→ Given instruction
Reproduce the span that opens at the line containing "Rebuild this chart as a Python script, using matplotlib." and closes at the line containing "ax.yaxis.set_label_coords(-0.064, 0.47)", both lines included, without alteration and without any other line.

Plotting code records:
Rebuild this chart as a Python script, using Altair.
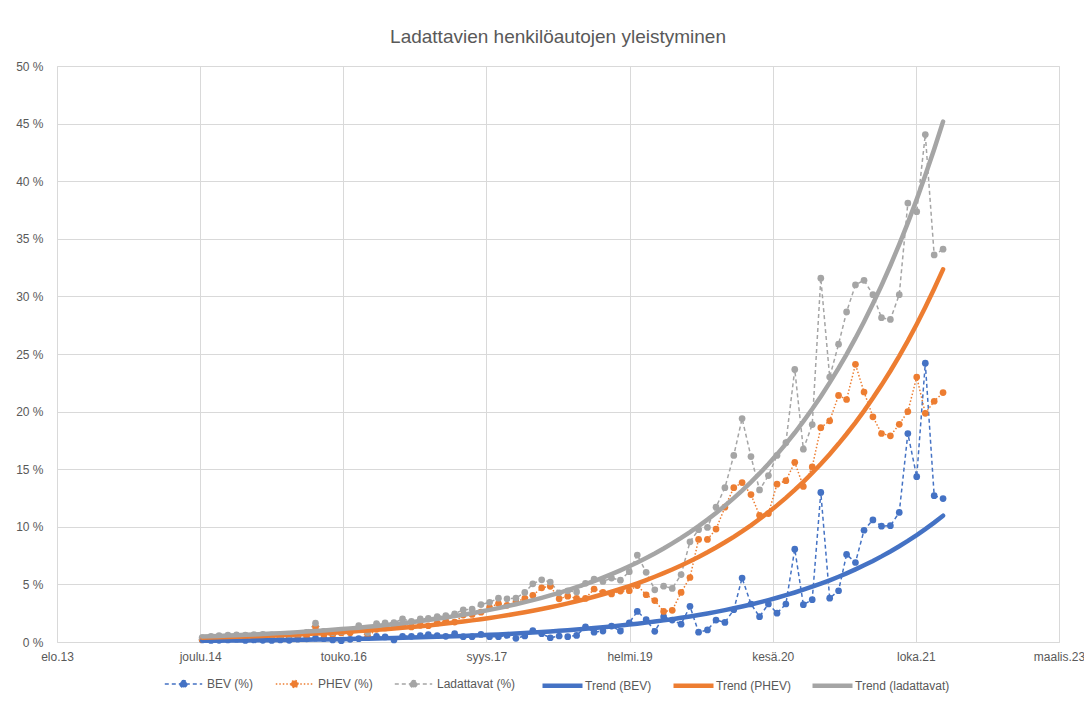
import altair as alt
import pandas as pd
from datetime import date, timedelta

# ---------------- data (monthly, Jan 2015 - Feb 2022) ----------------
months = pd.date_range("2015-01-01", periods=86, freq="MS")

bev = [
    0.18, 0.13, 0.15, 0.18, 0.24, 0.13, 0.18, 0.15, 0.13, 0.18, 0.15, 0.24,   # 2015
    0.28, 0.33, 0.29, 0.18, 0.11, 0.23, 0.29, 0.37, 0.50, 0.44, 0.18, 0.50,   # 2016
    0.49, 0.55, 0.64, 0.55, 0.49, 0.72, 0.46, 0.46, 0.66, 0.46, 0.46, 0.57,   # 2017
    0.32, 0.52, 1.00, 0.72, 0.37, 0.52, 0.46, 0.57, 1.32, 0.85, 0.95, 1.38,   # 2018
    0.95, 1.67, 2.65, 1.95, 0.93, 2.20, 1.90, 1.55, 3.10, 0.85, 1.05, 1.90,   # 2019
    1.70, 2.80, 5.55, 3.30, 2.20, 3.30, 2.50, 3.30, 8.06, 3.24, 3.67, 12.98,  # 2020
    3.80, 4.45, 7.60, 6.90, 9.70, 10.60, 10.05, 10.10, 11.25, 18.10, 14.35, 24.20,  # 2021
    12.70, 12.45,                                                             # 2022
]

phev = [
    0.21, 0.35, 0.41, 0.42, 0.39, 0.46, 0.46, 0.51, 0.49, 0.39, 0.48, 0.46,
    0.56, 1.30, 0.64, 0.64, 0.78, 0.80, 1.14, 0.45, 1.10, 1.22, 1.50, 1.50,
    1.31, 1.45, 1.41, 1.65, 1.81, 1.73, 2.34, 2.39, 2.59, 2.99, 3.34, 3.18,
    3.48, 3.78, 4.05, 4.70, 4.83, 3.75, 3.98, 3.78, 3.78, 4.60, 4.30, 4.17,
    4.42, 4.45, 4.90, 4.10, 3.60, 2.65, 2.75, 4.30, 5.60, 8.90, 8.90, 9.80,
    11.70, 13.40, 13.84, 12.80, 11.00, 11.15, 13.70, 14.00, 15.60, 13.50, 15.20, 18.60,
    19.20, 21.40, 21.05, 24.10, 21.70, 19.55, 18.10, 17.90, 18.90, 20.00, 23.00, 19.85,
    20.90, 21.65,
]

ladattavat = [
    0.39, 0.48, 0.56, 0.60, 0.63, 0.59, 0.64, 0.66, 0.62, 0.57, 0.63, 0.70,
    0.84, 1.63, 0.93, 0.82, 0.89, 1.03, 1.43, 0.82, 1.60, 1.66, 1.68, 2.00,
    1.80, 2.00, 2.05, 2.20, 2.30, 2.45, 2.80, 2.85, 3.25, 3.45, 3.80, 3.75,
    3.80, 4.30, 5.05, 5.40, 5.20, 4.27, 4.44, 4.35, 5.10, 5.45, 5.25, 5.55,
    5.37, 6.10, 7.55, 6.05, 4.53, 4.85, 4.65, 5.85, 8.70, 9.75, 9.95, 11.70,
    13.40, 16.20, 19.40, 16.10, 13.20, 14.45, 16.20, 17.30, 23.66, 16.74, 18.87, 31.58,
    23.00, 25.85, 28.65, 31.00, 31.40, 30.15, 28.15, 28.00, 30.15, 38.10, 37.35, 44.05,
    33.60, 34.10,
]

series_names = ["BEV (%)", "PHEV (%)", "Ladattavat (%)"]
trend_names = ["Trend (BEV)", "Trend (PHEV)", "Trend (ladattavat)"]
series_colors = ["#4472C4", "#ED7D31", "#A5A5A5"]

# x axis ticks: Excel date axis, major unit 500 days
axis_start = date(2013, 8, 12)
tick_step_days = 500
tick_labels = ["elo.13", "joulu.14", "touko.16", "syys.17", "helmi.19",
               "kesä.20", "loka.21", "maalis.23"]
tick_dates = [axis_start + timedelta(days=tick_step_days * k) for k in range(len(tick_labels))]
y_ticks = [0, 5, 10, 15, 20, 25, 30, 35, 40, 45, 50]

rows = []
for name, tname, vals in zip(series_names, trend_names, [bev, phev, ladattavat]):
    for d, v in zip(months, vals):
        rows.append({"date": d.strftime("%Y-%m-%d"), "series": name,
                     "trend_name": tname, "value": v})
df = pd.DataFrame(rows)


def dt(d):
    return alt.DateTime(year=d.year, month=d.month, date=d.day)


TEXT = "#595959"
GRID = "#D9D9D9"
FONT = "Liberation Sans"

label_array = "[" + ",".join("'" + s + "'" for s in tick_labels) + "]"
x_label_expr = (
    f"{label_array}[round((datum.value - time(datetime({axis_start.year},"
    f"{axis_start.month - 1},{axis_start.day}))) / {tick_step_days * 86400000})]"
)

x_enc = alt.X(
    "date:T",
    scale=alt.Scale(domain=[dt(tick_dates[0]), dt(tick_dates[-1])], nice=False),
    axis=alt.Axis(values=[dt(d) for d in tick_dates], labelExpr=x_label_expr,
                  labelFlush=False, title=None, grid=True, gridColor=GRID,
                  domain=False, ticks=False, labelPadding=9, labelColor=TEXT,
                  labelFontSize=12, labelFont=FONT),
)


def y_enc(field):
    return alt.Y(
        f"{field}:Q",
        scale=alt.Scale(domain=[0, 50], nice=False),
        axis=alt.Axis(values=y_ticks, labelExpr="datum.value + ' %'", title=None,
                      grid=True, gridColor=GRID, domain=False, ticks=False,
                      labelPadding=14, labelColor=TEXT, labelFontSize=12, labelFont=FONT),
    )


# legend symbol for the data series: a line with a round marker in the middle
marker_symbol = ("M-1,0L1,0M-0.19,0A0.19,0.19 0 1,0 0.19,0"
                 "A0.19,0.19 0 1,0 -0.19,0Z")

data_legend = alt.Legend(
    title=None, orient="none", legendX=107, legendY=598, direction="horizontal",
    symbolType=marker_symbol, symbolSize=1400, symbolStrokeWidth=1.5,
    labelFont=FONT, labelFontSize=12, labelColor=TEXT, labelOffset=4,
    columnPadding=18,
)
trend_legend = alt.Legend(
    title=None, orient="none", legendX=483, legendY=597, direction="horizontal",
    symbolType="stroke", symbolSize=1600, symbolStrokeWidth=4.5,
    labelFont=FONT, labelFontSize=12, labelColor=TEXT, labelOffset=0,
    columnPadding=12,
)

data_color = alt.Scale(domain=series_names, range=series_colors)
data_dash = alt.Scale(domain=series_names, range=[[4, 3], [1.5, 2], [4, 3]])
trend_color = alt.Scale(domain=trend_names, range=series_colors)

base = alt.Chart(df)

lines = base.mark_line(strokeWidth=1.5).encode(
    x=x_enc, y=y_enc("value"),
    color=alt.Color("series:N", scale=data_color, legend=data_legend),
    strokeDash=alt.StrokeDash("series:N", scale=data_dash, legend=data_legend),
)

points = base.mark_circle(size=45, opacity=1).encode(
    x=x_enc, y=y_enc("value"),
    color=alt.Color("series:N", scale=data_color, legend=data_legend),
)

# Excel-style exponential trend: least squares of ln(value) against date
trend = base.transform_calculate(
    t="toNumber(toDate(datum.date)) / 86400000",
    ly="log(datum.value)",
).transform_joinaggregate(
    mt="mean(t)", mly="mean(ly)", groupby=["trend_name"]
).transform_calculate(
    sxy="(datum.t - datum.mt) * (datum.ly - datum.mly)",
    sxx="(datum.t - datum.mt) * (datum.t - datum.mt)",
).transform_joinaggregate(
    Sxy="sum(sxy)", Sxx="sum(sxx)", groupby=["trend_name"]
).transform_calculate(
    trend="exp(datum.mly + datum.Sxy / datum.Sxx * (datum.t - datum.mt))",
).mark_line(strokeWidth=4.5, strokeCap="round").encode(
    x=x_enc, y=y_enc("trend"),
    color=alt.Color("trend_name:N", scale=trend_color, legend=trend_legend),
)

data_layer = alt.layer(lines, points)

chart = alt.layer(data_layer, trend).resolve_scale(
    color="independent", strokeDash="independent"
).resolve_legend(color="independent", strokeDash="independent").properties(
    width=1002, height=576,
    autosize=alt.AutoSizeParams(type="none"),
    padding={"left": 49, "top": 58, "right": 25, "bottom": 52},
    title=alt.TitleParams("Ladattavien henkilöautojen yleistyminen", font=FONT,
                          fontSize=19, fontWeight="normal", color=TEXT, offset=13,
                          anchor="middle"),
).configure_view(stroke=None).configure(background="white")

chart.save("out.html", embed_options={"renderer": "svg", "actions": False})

...

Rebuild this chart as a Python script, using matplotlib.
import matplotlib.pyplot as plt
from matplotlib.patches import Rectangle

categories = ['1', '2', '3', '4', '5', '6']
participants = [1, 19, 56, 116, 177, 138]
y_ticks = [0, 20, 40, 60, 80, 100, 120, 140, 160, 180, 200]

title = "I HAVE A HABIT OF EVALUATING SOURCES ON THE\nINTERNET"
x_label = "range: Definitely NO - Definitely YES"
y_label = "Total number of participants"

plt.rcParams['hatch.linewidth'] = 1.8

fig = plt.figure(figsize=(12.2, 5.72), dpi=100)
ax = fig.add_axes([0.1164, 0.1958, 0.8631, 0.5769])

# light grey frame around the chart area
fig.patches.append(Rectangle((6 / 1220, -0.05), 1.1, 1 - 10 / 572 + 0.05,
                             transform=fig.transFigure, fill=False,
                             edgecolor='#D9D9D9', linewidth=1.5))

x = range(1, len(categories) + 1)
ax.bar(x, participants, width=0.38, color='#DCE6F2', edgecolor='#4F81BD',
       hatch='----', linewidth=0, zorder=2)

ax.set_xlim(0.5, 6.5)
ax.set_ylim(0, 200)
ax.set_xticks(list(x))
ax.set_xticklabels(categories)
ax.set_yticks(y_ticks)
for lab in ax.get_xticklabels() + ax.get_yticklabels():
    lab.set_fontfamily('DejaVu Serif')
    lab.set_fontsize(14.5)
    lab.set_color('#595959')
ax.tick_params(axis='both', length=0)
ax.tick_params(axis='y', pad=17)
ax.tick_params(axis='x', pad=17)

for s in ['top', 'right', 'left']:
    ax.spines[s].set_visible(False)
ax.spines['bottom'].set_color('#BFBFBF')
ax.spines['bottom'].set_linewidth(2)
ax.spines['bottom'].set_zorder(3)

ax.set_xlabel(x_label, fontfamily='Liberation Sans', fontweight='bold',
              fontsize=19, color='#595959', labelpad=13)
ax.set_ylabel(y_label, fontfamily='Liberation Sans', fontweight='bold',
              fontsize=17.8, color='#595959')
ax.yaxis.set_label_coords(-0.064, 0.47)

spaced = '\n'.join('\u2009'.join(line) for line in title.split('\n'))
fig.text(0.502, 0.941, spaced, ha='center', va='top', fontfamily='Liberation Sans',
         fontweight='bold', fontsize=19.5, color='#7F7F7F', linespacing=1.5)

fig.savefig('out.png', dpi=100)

* * *

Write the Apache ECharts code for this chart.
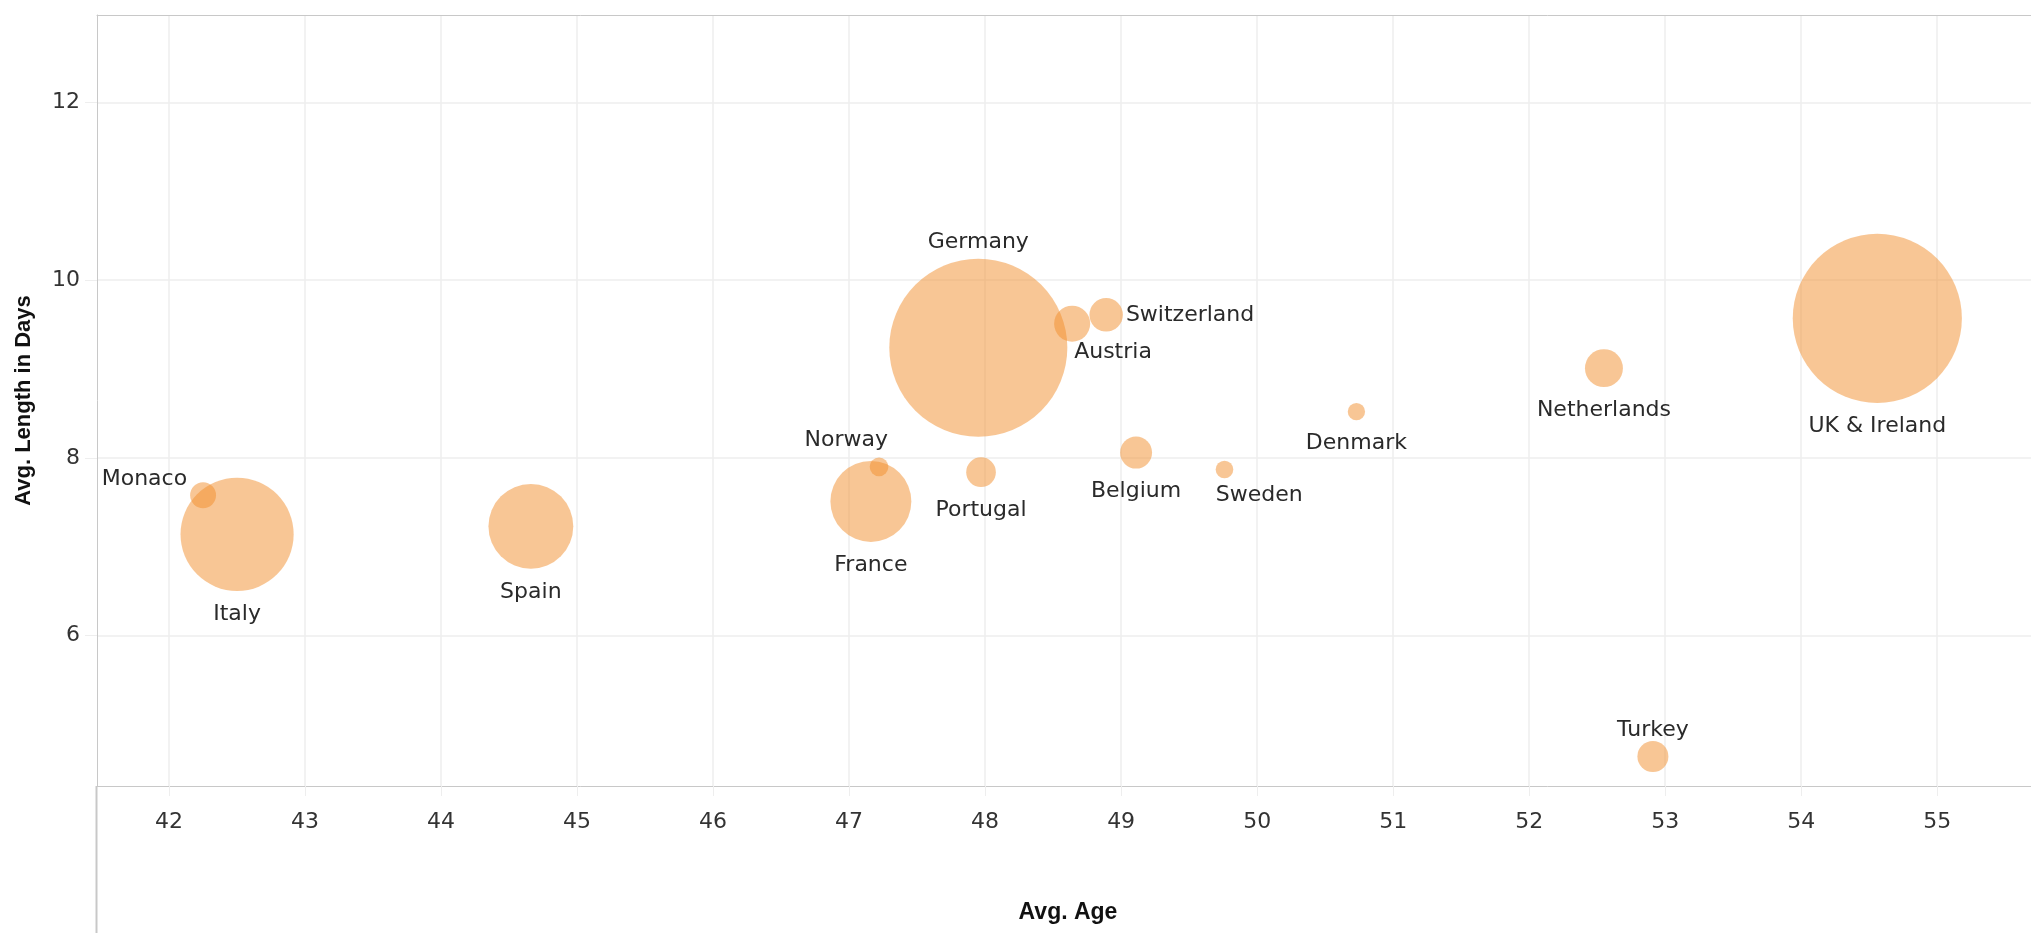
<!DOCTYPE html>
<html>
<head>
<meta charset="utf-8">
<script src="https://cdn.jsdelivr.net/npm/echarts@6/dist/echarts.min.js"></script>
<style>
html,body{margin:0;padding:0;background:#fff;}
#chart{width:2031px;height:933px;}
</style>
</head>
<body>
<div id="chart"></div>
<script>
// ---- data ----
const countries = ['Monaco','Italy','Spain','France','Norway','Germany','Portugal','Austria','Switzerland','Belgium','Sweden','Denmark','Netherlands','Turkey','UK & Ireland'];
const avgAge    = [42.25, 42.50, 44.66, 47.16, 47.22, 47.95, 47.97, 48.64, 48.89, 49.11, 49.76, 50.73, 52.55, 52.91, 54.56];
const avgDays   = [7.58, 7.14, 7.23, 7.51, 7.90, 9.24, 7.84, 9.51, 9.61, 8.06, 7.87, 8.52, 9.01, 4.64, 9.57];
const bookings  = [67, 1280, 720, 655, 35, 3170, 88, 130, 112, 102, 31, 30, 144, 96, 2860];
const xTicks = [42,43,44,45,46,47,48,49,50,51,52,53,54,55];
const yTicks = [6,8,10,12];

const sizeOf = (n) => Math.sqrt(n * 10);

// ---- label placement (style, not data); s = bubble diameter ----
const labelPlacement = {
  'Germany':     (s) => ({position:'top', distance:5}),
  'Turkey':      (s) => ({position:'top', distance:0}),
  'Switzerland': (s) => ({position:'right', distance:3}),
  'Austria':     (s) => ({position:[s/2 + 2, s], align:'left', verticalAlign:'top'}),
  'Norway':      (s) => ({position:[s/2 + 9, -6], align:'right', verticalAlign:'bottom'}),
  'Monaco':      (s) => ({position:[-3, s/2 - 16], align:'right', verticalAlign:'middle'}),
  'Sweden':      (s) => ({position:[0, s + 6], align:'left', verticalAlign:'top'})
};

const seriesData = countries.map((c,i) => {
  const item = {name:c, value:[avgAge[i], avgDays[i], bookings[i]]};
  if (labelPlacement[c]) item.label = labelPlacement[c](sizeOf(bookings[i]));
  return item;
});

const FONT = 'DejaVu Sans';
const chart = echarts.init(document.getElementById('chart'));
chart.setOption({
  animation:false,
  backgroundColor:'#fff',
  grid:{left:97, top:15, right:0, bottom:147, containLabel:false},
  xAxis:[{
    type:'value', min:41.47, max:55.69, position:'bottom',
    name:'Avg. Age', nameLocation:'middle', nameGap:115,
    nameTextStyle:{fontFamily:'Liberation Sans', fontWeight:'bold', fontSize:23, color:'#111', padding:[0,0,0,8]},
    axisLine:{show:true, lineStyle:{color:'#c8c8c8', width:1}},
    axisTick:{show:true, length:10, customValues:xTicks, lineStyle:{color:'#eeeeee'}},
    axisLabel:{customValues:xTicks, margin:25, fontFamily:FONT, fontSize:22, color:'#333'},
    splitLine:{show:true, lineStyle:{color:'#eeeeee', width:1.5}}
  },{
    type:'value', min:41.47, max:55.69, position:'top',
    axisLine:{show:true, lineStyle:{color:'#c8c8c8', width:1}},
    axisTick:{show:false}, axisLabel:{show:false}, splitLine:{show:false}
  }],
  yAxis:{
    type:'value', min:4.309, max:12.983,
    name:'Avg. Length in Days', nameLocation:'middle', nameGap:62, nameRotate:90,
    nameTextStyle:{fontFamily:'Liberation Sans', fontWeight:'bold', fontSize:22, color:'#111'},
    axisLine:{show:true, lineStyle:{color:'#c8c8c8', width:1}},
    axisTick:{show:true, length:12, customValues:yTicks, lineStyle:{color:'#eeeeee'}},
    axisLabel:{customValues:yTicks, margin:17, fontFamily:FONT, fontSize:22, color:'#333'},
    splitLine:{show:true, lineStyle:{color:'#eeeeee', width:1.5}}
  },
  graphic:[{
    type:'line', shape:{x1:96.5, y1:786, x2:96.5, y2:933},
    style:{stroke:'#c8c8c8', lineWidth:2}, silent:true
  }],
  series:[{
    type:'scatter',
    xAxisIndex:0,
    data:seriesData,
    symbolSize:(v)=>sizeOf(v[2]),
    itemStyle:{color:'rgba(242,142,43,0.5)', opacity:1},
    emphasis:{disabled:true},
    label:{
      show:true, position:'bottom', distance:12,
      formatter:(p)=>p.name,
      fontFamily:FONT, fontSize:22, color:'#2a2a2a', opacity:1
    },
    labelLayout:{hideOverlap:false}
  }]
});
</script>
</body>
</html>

→ Answer for this exercise
Rebuild this chart as a Python script, using matplotlib.
import matplotlib.pyplot as plt
from matplotlib.patches import Rectangle

categories = ['1', '2', '3', '4', '5', '6']
participants = [1, 19, 56, 116, 177, 138]
y_ticks = [0, 20, 40, 60, 80, 100, 120, 140, 160, 180, 200]

title = "I HAVE A HABIT OF EVALUATING SOURCES ON THE\nINTERNET"
x_label = "range: Definitely NO - Definitely YES"
y_label = "Total number of participants"

plt.rcParams['hatch.linewidth'] = 1.8

fig = plt.figure(figsize=(12.2, 5.72), dpi=100)
ax = fig.add_axes([0.1164, 0.1958, 0.8631, 0.5769])

# light grey frame around the chart area
fig.patches.append(Rectangle((6 / 1220, -0.05), 1.1, 1 - 10 / 572 + 0.05,
                             transform=fig.transFigure, fill=False,
                             edgecolor='#D9D9D9', linewidth=1.5))

x = range(1, len(categories) + 1)
ax.bar(x, participants, width=0.38, color='#DCE6F2', edgecolor='#4F81BD',
       hatch='----', linewidth=0, zorder=2)

ax.set_xlim(0.5, 6.5)
ax.set_ylim(0, 200)
ax.set_xticks(list(x))
ax.set_xticklabels(categories)
ax.set_yticks(y_ticks)
for lab in ax.get_xticklabels() + ax.get_yticklabels():
    lab.set_fontfamily('DejaVu Serif')
    lab.set_fontsize(14.5)
    lab.set_color('#595959')
ax.tick_params(axis='both', length=0)
ax.tick_params(axis='y', pad=17)
ax.tick_params(axis='x', pad=17)

for s in ['top', 'right', 'left']:
    ax.spines[s].set_visible(False)
ax.spines['bottom'].set_color('#BFBFBF')
ax.spines['bottom'].set_linewidth(2)
ax.spines['bottom'].set_zorder(3)

ax.set_xlabel(x_label, fontfamily='Liberation Sans', fontweight='bold',
              fontsize=19, color='#595959', labelpad=13)
ax.set_ylabel(y_label, fontfamily='Liberation Sans', fontweight='bold',
              fontsize=17.8, color='#595959')
ax.yaxis.set_label_coords(-0.064, 0.47)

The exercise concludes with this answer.